Black Ox Orkestar – Everything Returns

Constellation

Black Ox Orkestar - Everything Returns“Everything goes, everything comes back; the wheel of being rolls eternally. Everything dies, everything blossoms again, the year of being runs eternally.” Friedrich Nietzsche, Also Sprach Zarathustra

“What has been will be again, what has been done will be done again; there is nothing new under the sun.” Ecclesiastes 1:9

There is a certain comfort in knowing that everything comes back around, from the morning sunrise to the latest literary tastes and trends. There is also a crushing terror that comes with that realisation. There will be rediscoveries and fresh appraisals, as lost and underappreciated classics are unearthed and placed on a pedestal or faded fads return to see the light of day; but there will also be outbreaks of fascism, mass hysteria, witch trials, and fear and mistrust of outsiders.

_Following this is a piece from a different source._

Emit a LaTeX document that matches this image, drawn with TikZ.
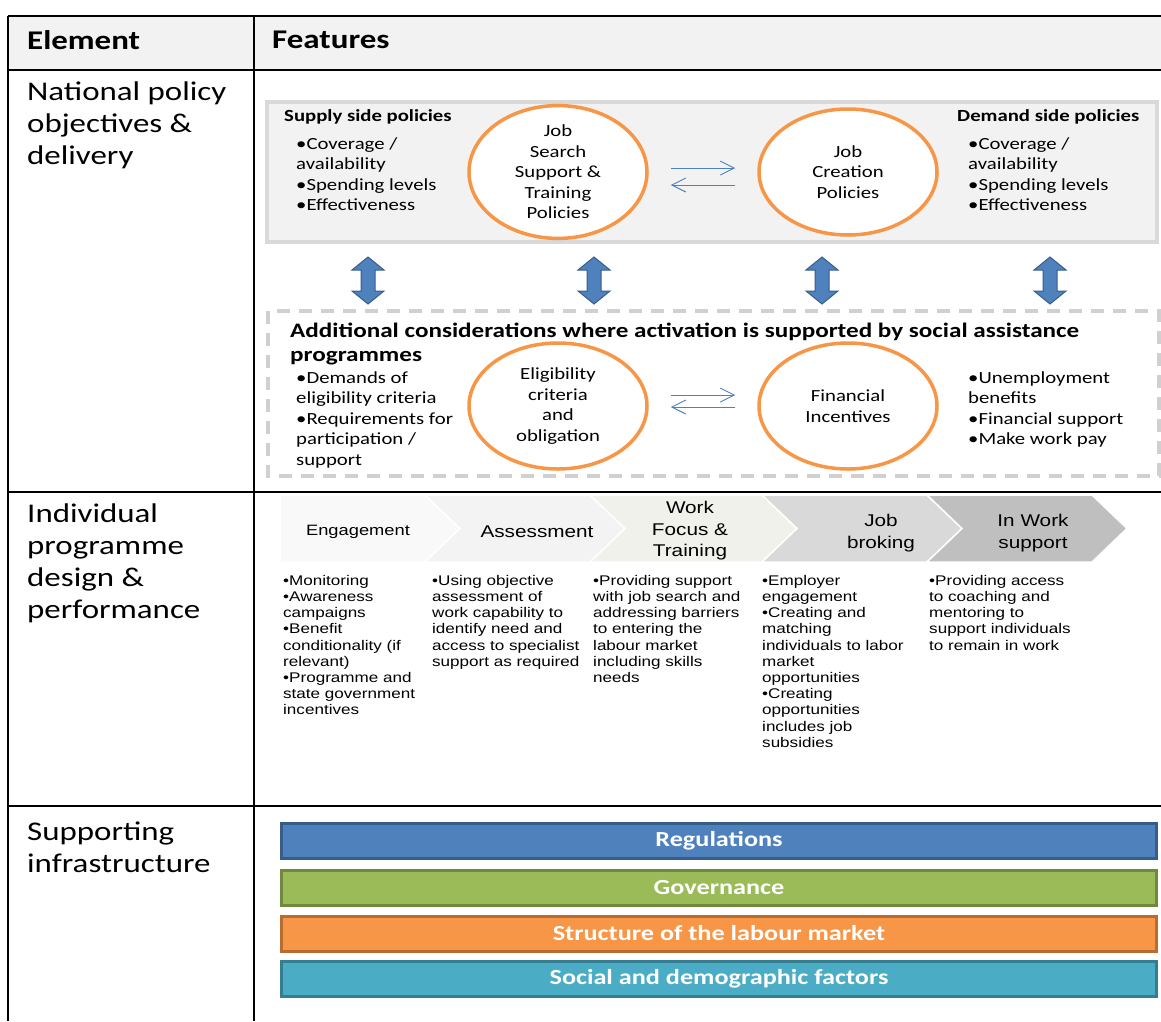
\documentclass[tikz,border=0pt]{standalone}
\usepackage{fontspec}
\setmainfont{Carlito}[FakeStretch=1.22]
\newfontfamily\arialf{Liberation Sans}[FakeStretch=1.22]
\usetikzlibrary{shapes.geometric, arrows.meta, positioning}

\definecolor{hdrgray}{HTML}{F2F2F2}
\definecolor{panelfill}{HTML}{F2F2F2}
\definecolor{panelline}{HTML}{D9D9D9}
\definecolor{dashline}{HTML}{D0D0D0}
\definecolor{ringorange}{HTML}{F79646}
\definecolor{swapblue}{HTML}{4F81BD}
\definecolor{blockdark}{HTML}{385D8A}
\definecolor{chevA}{HTML}{F9F9F9}
\definecolor{chevB}{HTML}{F3F3F3}
\definecolor{chevC}{HTML}{F1F1EB}
\definecolor{chevD}{HTML}{D9D9D9}
\definecolor{chevE}{HTML}{BFBFBF}
\definecolor{regblue}{HTML}{4F81BD}
\definecolor{regblueD}{HTML}{385D8A}
\definecolor{govgreen}{HTML}{9BBB59}
\definecolor{govgreenD}{HTML}{71893F}
\definecolor{strorange}{HTML}{F79646}
\definecolor{strorangeD}{HTML}{B66D31}
\definecolor{socteal}{HTML}{4BACC6}
\definecolor{soctealD}{HTML}{357D91}

\begin{document}
\begin{tikzpicture}[
    x=1pt, y=-1pt,
    tblline/.style={line width=1.2pt, black},
    hdr/.style={anchor=west, inner sep=0pt, font=\fontsize{27}{32}\selectfont\bfseries},
    eltext/.style={anchor=north west, inner sep=0pt, align=left, font=\fontsize{27}{32}\selectfont},
    plist/.style={anchor=north west, inner sep=0pt, align=left, font=\fontsize{17}{20.5}\selectfont},
    ring/.style={ellipse, draw=ringorange, line width=3.5pt, fill=white, minimum width=178pt, minimum height=126pt, inner sep=0pt, align=center, font=\fontsize{17}{20.5}\selectfont},
    swap/.style={-{Straight Barb[length=14pt, width=14pt]}, swapblue, line width=0.9pt},
    blockarrow/.style={draw=blockdark, fill=swapblue, line width=1pt, line join=miter},
    chev/.style={draw=white, line width=1.5pt},
    chevtext/.style={align=center, inner sep=0pt, font=\arialf\fontsize{17}{21.5}\selectfont},
    steplist/.style={anchor=north west, inner sep=0pt, align=left, font=\arialf\fontsize{14}{16.2}\selectfont},
    bar/.style={minimum width=875pt, minimum height=35pt, line width=3pt, inner sep=0pt, text=white, font=\fontsize{21.5}{22}\selectfont\bfseries}
]
    \useasboundingbox (0,0) rectangle (1161,1021);

    % table grid
    \fill[hdrgray] (8,16) rectangle (1161,70);
    \draw[tblline] (8,16) -- (1161,16);
    \draw[tblline] (8,70) -- (1161,70);
    \draw[tblline] (8,492) -- (1161,492);
    \draw[tblline] (8,806) -- (1161,806);
    \draw[tblline] (8,16) -- (8,1021);
    \draw[tblline] (254,16) -- (254,1021);

    \node[hdr] (elhead) at (27,40) {Element};
    \node[hdr] (fthead) at (272,40) {Features};

    % row 1
    \node[eltext] (natl) at (27,82) {National policy\\objectives \&\\delivery};

    \draw[panelline, fill=panelfill, line width=4pt] (267,102) rectangle (1157,242);
    \node[plist, font=\fontsize{17}{20.5}\selectfont\bfseries] (suptitle) at (284,109) {Supply side policies};
    \node[plist] (suplist) at (296,137) {\textbullet Coverage /\\availability\\\textbullet Spending levels\\\textbullet Effectiveness};
    \node[plist, font=\fontsize{17}{20.5}\selectfont\bfseries] (demtitle) at (957,109) {Demand side policies};
    \node[plist] (demlist) at (968,137) {\textbullet Coverage /\\availability\\\textbullet Spending levels\\\textbullet Effectiveness};

    \node[ring] (jss) at (558,172) {Job\\Search\\Support \&\\Training\\Policies};
    \node[ring] (jcp) at (848,172) {Job\\Creation\\Policies};
    \draw[swap] ([xshift=22pt, yshift=4pt]jss.east) -- ([xshift=-22pt, yshift=4pt]jcp.west);
    \draw[swap] ([xshift=-22pt, yshift=-13pt]jcp.west) -- ([xshift=22pt, yshift=-13pt]jss.east);

    % links between the two panels
    \foreach \ax in {368,594,822,1050}
        \draw[blockarrow] (\ax,257) -- ++(16,13) -- ++(-9,0) -- ++(0,21) -- ++(9,0)
            -- (\ax,304) -- ++(-16,-13) -- ++(9,0) -- ++(0,-21) -- ++(-9,0) -- cycle;

    \draw[dashline, line width=4pt, dash pattern=on 13pt off 9pt] (268,311) rectangle (1159,476);
    \node[plist, font=\fontsize{20.6}{24}\selectfont\bfseries] (addtitle) at (290,323) {Additional considerations where activation is supported by social assistance\\programmes};
    \node[plist] (elglist) at (296,371) {\textbullet Demands of\\eligibility criteria\\\textbullet Requirements for\\participation /\\support};
    \node[plist] (finlist) at (968,371) {\textbullet Unemployment\\benefits\\\textbullet Financial support\\\textbullet Make work pay};

    \node[ring] (elig) at (558,406) {Eligibility\\criteria\\and\\obligation};
    \node[ring] (fin) at (848,406) {Financial\\Incentives};
    \draw[swap] ([xshift=22pt, yshift=11pt]elig.east) -- ([xshift=-22pt, yshift=11pt]fin.west);
    \draw[swap] ([xshift=-22pt, yshift=-1pt]fin.west) -- ([xshift=22pt, yshift=-1pt]elig.east);

    % row 2
    \node[eltext] (indiv) at (27,504) {Individual\\programme\\design \&\\performance};

    \filldraw[chev, fill=chevA] (280,495) -- (425,495) -- (460,528.5) -- (425,562) -- (280,562) -- cycle;
    \foreach \cx/\cw/\cc in {425/165/chevB, 590/172/chevC, 762/165/chevD, 927/165/chevE}
        \filldraw[chev, fill=\cc] (\cx,495) -- ++(\cw,0) -- ++(35,33.5) -- ++(-35,33.5)
            -- ++(-\cw,0) -- ++(35,-33.5) -- cycle;

    \node[chevtext, font=\arialf\fontsize{15}{18}\selectfont] (engage) at (358,532) {Engagement};
    \node[chevtext] (assess) at (537,532) {Assessment};
    \node[chevtext] (wfocus) at (690,531) {Work\\Focus \&\\Training};
    \node[chevtext] (jbrok) at (881,533) {Job\\broking};
    \node[chevtext] (inwork) at (1033,533) {In Work\\support};

    \node[steplist] (engagelist) at (283,575) {\textbullet Monitoring\\\textbullet Awareness\\campaigns\\\textbullet Benefit\\conditionality (if\\relevant)\\\textbullet Programme and\\state government\\incentives};
    \node[steplist] (assesslist) at (432,575) {\textbullet Using objective\\assessment of\\work capability to\\identify need and\\access to specialist\\support as required};
    \node[steplist] (wfocuslist) at (593,575) {\textbullet Providing support\\with job search and\\addressing barriers\\to entering the\\labour market\\including skills\\needs};
    \node[steplist] (jbroklist) at (762,575) {\textbullet Employer\\engagement\\\textbullet Creating and\\matching\\individuals to labor\\market\\opportunities\\\textbullet Creating\\opportunities\\includes job\\subsidies};
    \node[steplist] (inworklist) at (929,575) {\textbullet Providing access\\to coaching and\\mentoring to\\support individuals\\to remain in work};

    % row 3
    \node[eltext] (suppinf) at (27,822) {Supporting\\infrastructure};

    \node[bar, fill=regblue, draw=regblueD] (regs) at (719,841) {Regulations};
    \node[bar, fill=govgreen, draw=govgreenD] (gov) at (719,887.5) {Governance};
    \node[bar, fill=strorange, draw=strorangeD] (lmstruct) at (719,933.5) {Structure of the labour market};
    \node[bar, fill=socteal, draw=soctealD] (socdem) at (719,979) {Social and demographic factors};
\end{tikzpicture}
\end{document}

The concept of eternal recurrence, which so plagued and haunted Nietszche, is entirely antithetical to the primary pillars of Western civilisation and the art that stems from it. Eternal recurrence negates the idea of free will and the sovereignty of the individual in all its Ayn Rand-ian “glory”. It also calls into question certain myths lionised in Western music, like “authenticity” and “originality”, and their accompanying market logic.

Black Ox Orkestar smash those notions like wedding glasses, seamlessly blending traditional tunes and original compositions while artfully weaving together music from numerous different diasporas.

Everything Returns, the third full-length and first following a fifteen-year hiatus, from Montréal’s Black Ox Orkestar spits in the faces of these fallacies. These nine songs could have come from 1912 or 1862 or 2007, and would have sounded just as fresh and invigorating and moving in each era.




Things begin with “Tish Ngin,” one of the most traditional-sounding offerings, kicking things off with a particularly timeless, reverential air, with its sawing double bass, ringing piano chords and soaring violin. Nigun are wordless songs sung by Hasidic Jews meant to elevate the spirit to meet G_d. It gives the album a mystical edge that accompanies the Yiddish protest songs.

“Perpetual Peace,” its neighbour, feels like it could’ve been sung at some Socialist organising hall circa 1915. It’s also a nice pick-me-up, as much of the rest of the album veers more towards the contemplative and sombre. You get a little bit of both with “Oysgeforn / Bessarabian Hora”, which is as traditional as it comes with its alternating bass tubas, pirouetting clarinets and hand claps.

Everything Returns reunites the original Black Ox Orkestar lineup of Scott Gilmore, Jessica Moss, Gabriel Levine and Thierry Amar, the double-bassist for A Silver Mt Zion and, of late Godspeed You! Black Emperor, who are augmented by Pierre-Guy Blanchardm, Nadia Moss, Julie Houle, Craig Pedersen and Julie Richard to become a fully-fledged klezmer orchestra.

While A Silver Mt Zion and Godspeed You! Black Emperor have always had elements of folk and traditional music, which are then transformed into fiery maelstroms of distorted guitar, leaden electric bass and churning classical strings, Black Ox Orkestar play traditional klezmer music, straight up — pure, raw and uncut.

Greg Norman‘s engineering has a documentarian, field recording-like quality, giving plenty of space and time to appreciate Gabriel Levine’s warm, breathy bass and alto clarinets and Jessica Moss’s goosebump-inducing violin. This music doesn’t need a gimmick. Any attempt at such might have come across as some William Castle-esque marketing schlock to get some butts in seats, taking away from the very real heart and motivation for Black Ox Orkestar’s re-emergence.




As the liner notes put it: “This is not fusion music, but diaspora music: a cross-cultural call and response of musical lexicons, emerging from the history of Jewish persecution and displacement, the musicology of 19th century repertoire from Jewish shtetls, the improvisational traditions of nusakh in Jewish music and taqsim in Arabic music, and a wider polyglot dialogue of Jewish, Slavic, Arabic, and Central Asian musical traditions. Lyrically and stylistically, Everything Returns connects key current issues — from refugees forced to leave their homes, to the return of fascism and exclusionary nationalism — with the legacy of modernist Yiddish poetry and song.”

It’s so inspiring to hear traditional music presented in a pure, unadulterated form, even if it’s alongside contemporary and original works. It busts the sounds and stories out of folk music’s marginalised position and brings the timeless sounds to breathing, screaming, bleeding, laughing life. This is essential if we have any hope of addressing so many social ills that have been around for waay too long. Otherwise, they’ll keep happening over and over and over again.